Interestingly, the other gene in the Rim2 elements encodes a putative HRGP instead of a DNA-binding protein, a unique feature not found in other class 2 TEs. It will be interesting to investigate the biological significance of this protein for TE activity.

It has long been known that defective elements can lose the ability to transpose actively during evolution and come to depend on the functions of autonomous elements, as proposed in the cases of the Sorghum element Cs1 which lacks a gene for the TNP2-like TPase (Chopra et al. 1999), the maize Dop which cannot synthesize functional products due to several mutations (Bercury et al. 2001), and the Arabidopsis element Atenspm which has suffered large internal deletions (Kapitonov and Jurka 1999). Whether members of the Rim2 family, which lack a coding sequence for the TNP1/TNPA DNA-binding protein, are defective or non-autonomous is still an open question. If so, the mobility of the Rim2 element(s) would depend on functions of an autonomous member of the Rim2 family that has not yet been identified. For genome stabilization, non-autonomous elements could derive an evolutionary advantage by preventing deleterious mutations from accumulating in the host organism, which is consistent with the observation that high-copy-number TEs seem to be transpositionally inactive (Feschotte et al. 2002). However, since Rim2 transcription is strongly induced under biotic stress (He et al. 2000), the pattern of transposition induced by stress-dependent activation will be worth investigating.

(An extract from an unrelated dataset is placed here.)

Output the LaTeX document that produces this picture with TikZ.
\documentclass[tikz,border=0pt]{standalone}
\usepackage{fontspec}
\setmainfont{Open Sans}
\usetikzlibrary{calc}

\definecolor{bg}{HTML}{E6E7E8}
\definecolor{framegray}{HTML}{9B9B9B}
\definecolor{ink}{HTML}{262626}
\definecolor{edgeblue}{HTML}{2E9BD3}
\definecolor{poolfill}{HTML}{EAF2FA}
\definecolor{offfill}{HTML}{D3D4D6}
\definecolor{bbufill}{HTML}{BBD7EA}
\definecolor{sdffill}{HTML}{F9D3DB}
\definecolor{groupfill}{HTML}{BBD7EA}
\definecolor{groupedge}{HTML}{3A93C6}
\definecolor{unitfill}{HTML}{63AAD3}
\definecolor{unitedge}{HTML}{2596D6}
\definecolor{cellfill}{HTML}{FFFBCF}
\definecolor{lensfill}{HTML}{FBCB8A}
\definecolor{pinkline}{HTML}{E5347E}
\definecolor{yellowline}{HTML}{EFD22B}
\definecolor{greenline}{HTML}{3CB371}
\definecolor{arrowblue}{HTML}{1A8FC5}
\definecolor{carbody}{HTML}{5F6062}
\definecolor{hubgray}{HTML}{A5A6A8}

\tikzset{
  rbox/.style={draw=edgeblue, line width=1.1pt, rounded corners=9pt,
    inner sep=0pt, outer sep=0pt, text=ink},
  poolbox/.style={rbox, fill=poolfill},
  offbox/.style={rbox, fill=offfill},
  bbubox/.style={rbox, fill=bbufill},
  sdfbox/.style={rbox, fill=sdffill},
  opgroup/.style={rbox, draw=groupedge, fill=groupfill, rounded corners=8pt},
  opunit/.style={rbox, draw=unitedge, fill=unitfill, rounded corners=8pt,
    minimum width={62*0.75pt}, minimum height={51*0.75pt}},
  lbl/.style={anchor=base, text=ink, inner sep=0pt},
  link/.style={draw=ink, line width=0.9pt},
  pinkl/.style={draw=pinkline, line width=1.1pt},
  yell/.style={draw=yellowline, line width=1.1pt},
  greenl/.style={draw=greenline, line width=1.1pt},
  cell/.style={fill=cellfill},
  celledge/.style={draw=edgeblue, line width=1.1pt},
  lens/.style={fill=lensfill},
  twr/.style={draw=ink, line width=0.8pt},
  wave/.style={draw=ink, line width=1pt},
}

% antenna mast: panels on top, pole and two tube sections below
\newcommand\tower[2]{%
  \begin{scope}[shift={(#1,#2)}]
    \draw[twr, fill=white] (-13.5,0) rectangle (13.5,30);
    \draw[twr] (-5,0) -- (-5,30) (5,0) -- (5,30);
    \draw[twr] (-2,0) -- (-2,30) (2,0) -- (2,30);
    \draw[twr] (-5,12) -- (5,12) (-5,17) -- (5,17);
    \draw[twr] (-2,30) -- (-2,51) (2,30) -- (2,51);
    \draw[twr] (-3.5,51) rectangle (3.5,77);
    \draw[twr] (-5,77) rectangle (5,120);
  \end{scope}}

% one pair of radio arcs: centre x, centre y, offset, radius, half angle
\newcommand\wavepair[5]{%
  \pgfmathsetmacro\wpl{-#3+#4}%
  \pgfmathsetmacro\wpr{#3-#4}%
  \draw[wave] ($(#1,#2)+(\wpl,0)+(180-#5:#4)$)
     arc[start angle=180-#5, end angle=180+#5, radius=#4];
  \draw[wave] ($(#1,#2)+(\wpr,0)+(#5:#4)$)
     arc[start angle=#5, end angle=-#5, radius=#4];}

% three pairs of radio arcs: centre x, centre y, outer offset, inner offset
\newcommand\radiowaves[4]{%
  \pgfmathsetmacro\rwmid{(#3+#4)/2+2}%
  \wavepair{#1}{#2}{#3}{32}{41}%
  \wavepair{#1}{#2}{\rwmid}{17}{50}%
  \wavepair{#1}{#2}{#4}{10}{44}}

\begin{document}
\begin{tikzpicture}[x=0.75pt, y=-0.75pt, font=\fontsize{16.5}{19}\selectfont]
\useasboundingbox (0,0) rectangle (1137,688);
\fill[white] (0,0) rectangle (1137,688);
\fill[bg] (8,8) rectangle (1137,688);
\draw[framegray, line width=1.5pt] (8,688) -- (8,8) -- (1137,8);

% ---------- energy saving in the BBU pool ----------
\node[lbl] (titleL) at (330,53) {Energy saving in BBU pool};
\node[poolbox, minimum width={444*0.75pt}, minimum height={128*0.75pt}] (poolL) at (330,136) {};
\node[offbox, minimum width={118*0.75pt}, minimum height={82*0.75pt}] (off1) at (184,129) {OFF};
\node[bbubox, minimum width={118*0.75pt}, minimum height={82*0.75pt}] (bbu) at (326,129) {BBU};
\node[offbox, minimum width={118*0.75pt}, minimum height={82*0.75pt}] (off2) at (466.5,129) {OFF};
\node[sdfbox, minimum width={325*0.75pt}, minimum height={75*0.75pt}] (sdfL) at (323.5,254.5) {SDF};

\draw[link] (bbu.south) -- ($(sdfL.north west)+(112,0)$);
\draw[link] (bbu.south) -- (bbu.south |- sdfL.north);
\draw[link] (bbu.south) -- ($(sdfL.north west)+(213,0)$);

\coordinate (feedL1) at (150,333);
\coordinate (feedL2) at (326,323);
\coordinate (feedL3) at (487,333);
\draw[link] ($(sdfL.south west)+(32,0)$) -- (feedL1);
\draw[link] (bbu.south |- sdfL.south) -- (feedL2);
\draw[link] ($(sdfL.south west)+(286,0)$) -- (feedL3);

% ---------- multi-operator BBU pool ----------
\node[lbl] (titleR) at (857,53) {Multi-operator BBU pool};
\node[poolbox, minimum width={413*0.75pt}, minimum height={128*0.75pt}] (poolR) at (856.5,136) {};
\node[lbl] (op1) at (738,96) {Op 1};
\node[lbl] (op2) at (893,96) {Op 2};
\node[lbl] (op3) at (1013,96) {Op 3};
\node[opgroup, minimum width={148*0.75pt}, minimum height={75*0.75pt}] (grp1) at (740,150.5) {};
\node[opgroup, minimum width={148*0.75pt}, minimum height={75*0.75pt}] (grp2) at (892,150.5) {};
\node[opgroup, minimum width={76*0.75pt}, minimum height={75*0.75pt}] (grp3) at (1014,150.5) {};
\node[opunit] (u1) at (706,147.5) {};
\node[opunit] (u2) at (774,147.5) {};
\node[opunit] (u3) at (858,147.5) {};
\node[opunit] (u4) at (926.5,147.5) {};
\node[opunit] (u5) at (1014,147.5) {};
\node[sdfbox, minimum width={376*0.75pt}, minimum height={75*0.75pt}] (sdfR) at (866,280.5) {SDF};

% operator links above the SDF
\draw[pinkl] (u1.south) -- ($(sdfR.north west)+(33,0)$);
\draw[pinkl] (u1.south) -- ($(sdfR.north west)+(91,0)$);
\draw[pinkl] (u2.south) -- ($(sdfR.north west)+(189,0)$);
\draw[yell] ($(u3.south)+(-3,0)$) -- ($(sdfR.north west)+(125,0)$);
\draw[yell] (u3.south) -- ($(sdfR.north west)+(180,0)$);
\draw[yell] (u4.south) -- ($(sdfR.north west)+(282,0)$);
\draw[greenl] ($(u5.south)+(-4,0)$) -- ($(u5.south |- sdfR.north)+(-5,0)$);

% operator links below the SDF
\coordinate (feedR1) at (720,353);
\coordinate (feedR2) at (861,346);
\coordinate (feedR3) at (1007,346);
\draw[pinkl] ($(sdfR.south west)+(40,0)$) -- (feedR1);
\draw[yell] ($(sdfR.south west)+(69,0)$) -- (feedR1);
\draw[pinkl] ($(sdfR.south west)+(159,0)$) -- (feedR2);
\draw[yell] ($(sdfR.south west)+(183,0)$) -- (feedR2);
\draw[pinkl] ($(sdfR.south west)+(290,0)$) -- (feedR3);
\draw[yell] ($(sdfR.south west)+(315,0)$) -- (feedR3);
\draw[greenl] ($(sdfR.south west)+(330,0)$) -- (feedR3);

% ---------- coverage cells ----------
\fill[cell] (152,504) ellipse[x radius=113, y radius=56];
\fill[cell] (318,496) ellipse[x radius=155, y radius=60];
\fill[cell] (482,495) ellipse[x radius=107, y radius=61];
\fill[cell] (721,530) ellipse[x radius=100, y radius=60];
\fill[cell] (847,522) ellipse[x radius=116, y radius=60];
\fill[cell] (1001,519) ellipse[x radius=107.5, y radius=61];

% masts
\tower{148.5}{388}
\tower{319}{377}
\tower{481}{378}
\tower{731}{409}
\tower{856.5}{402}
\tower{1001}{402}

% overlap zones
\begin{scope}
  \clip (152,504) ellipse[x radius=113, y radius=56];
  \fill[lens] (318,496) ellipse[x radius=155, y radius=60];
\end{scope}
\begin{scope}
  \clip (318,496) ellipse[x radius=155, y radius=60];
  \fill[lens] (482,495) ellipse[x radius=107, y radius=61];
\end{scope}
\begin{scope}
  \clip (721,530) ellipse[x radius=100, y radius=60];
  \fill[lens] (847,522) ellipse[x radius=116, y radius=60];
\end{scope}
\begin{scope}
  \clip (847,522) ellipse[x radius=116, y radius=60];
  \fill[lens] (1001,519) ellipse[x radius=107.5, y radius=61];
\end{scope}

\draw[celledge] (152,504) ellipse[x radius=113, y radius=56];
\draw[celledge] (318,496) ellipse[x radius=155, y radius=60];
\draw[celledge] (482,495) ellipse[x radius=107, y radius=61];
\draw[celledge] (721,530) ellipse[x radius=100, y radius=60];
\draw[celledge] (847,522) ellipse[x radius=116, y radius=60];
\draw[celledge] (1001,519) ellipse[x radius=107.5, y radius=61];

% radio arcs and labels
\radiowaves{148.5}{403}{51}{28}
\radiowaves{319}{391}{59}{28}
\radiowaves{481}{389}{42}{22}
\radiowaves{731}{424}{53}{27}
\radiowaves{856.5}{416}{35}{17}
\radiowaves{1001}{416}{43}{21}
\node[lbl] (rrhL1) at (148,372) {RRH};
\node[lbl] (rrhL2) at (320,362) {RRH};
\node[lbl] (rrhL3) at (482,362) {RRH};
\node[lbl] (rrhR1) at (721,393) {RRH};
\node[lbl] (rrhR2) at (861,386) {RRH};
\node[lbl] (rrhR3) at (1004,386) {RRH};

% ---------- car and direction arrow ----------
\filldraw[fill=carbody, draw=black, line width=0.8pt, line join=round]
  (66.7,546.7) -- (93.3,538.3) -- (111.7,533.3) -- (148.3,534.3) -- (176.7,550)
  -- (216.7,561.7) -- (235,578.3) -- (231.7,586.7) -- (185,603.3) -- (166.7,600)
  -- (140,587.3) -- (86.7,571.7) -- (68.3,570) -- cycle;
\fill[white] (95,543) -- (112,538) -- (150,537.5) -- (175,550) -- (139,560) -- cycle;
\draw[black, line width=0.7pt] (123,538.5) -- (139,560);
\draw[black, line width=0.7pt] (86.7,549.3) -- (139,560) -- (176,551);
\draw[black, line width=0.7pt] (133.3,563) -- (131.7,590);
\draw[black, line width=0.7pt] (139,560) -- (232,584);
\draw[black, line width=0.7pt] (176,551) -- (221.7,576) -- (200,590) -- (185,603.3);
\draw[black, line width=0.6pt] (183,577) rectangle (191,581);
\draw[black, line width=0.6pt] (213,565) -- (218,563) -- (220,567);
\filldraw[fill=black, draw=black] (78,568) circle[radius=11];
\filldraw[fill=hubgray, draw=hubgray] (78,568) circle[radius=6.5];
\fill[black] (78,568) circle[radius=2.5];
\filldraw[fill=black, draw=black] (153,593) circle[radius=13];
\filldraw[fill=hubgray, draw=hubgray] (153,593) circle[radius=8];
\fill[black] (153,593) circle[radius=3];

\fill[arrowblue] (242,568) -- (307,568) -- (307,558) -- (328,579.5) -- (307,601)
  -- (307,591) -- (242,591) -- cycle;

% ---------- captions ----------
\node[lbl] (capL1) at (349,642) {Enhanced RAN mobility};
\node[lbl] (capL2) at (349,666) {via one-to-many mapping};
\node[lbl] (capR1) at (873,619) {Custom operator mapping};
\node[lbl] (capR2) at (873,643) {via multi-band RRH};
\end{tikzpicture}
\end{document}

Sequence information for rice has increased dramatically as a result of the genome project (Goff et al. 2002; Yu et al. 2002). On the other hand, computer-aided data mining has proven to be the only viable approach for identifying vast groups of TEs (Le et al. 2000; Mao et al. 2000; Turcotte et al. 2001; Jiang et al. 2002). Certainly, more Rim2 members are expected as rice genome projects progress, making this family one of the biggest class 2 families in the rice genome, considering both element size and copy number. To the best of our knowledge, the Rim2 data presented here makes this the first class 2 family reported to be so highly amplified in the rice genome. So far, only class 1 elements have been shown to attain such copy numbers, as a consequence of their copy-paste mode of transposition. It is interesting to speculate that a similar copy-paste mechanism might function in Rim2 transposition. Moreover, Rim2 elements appear to preferentially insert into genic regions (Fig. 4), indicating the importance of the Rim2 family for rice gene structure and expression. Furthermore, because of their ubiquitous distribution and insertion polymorphism in different rice lines (Figs. 2 and 3, and unpublished data), the Rim2 elements can be exploited as novel genetic markers.